**EXERCISE GOAL:** Restate exactly the lines that run from the start of the records below to the line containing "import plotly.graph_objects as go", counting both ends, and nothing else; pictures stay out.

## BEGIN DATASET

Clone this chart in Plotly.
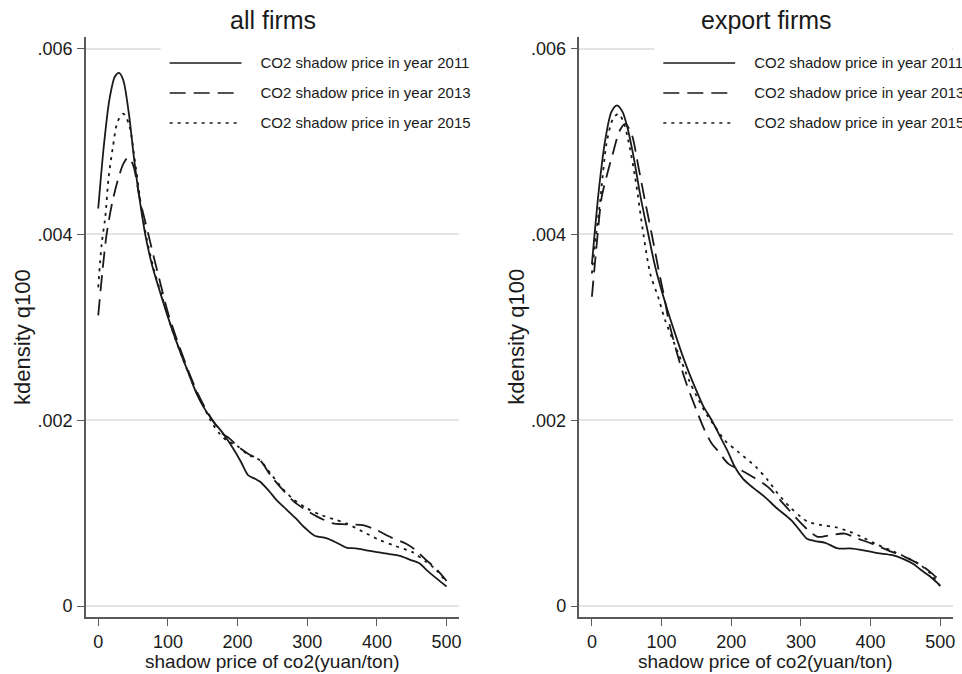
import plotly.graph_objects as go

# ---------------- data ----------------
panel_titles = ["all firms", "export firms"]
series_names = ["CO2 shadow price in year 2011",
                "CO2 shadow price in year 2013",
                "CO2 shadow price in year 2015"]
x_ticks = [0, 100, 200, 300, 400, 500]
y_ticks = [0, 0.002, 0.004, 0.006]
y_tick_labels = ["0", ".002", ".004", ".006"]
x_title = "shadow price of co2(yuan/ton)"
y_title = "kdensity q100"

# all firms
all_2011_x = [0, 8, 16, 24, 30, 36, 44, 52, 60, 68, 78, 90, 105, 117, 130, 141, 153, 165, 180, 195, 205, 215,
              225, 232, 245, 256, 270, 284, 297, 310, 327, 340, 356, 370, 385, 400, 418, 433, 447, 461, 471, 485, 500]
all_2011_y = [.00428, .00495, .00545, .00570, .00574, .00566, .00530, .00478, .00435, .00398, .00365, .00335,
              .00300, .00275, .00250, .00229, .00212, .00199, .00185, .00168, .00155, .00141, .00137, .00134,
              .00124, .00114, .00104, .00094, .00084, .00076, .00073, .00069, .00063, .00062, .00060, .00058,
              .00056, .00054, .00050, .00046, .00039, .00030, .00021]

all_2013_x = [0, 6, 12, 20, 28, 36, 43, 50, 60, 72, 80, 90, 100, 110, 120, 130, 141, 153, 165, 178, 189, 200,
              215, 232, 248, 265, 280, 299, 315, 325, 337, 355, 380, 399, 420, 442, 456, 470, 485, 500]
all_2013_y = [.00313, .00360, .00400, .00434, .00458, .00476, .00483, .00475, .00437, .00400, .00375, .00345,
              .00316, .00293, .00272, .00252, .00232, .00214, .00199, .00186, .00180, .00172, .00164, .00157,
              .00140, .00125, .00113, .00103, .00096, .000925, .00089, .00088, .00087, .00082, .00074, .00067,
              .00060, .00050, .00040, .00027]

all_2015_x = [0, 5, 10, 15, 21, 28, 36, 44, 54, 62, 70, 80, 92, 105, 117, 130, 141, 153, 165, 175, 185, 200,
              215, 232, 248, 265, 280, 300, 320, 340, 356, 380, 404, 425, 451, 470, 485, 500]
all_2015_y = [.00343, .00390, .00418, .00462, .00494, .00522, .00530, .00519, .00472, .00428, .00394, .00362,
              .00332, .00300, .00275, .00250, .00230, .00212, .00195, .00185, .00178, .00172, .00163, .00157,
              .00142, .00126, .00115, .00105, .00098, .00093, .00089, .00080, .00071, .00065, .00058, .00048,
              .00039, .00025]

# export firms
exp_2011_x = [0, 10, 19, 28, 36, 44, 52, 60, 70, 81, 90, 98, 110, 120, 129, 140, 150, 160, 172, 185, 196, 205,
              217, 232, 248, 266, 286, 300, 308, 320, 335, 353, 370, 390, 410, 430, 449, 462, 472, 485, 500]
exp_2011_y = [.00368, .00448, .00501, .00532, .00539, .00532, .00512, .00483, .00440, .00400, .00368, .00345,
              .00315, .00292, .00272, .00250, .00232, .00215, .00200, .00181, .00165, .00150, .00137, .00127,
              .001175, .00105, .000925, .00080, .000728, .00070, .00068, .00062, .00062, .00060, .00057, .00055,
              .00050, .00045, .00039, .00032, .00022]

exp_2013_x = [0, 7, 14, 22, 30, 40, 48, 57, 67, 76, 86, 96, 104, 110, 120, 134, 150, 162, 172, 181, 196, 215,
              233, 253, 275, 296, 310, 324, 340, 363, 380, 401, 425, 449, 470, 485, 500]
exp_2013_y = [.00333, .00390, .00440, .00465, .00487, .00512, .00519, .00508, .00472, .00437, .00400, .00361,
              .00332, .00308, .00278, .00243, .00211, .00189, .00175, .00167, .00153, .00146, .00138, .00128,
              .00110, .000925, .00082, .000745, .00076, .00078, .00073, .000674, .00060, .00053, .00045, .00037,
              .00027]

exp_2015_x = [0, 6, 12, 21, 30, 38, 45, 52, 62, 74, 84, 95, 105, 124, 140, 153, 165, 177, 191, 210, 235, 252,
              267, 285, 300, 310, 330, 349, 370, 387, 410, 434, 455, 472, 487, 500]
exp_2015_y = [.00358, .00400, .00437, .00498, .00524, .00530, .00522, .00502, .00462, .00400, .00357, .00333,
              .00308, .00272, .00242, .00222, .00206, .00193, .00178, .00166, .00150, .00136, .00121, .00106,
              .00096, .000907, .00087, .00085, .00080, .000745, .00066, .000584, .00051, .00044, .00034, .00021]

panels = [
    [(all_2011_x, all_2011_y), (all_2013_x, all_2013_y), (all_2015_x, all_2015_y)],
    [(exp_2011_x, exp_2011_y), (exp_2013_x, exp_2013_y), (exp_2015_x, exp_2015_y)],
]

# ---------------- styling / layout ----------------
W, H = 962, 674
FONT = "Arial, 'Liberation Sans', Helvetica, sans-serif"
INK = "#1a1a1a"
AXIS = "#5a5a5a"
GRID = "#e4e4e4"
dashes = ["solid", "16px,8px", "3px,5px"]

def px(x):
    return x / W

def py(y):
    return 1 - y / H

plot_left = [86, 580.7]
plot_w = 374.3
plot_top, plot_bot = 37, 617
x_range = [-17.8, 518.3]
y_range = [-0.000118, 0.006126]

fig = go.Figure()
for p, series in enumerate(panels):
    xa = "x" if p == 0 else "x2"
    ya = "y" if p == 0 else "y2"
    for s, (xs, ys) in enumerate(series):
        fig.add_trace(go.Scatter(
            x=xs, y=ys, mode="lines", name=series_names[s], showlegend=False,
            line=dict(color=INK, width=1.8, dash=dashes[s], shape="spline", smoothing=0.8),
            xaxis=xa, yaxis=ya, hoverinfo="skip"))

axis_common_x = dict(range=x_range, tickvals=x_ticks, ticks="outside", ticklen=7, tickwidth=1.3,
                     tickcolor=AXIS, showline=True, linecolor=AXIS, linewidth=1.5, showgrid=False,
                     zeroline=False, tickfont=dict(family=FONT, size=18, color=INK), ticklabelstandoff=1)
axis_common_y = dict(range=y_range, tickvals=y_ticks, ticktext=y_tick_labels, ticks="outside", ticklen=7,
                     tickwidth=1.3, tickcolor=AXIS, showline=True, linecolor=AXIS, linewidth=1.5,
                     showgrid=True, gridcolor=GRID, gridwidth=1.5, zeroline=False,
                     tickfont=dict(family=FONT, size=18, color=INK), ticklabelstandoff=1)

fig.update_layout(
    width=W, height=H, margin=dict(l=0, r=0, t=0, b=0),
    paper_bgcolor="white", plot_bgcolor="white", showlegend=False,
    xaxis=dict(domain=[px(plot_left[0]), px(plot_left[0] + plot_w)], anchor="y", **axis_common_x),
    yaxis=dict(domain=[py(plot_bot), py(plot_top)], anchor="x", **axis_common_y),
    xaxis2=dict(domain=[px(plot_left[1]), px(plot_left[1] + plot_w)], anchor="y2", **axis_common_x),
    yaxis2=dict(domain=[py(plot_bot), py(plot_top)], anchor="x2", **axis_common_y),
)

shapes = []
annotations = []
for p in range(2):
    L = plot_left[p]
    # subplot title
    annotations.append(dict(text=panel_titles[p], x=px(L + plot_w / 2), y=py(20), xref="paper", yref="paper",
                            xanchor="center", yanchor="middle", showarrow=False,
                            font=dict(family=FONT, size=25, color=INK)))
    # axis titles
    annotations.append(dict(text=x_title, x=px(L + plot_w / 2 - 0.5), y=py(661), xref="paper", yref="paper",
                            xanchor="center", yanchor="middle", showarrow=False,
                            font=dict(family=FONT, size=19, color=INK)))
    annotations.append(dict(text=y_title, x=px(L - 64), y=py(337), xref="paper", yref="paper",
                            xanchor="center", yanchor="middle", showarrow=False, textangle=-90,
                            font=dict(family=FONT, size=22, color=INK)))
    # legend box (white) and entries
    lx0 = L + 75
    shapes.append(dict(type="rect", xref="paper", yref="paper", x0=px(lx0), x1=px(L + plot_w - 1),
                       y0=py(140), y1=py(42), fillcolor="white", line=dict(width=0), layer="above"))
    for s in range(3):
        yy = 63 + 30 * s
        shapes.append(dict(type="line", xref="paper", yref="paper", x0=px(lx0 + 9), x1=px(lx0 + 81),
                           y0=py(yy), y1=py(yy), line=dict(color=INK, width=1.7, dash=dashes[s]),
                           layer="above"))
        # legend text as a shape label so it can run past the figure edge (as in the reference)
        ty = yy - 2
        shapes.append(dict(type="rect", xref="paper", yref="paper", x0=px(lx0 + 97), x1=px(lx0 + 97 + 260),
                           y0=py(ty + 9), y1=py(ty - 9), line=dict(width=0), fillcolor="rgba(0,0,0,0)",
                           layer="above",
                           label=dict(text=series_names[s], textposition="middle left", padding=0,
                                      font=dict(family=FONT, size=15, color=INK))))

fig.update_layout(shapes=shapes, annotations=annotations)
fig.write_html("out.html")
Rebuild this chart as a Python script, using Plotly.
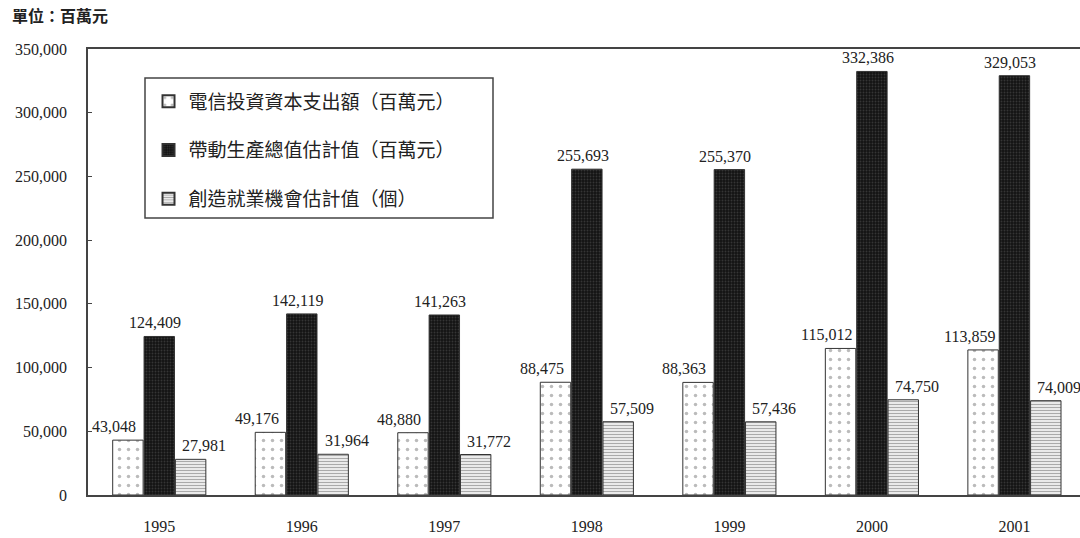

## END DATASET

**RIGHT ANSWER:**
Clone this chart in Plotly.
import plotly.graph_objects as go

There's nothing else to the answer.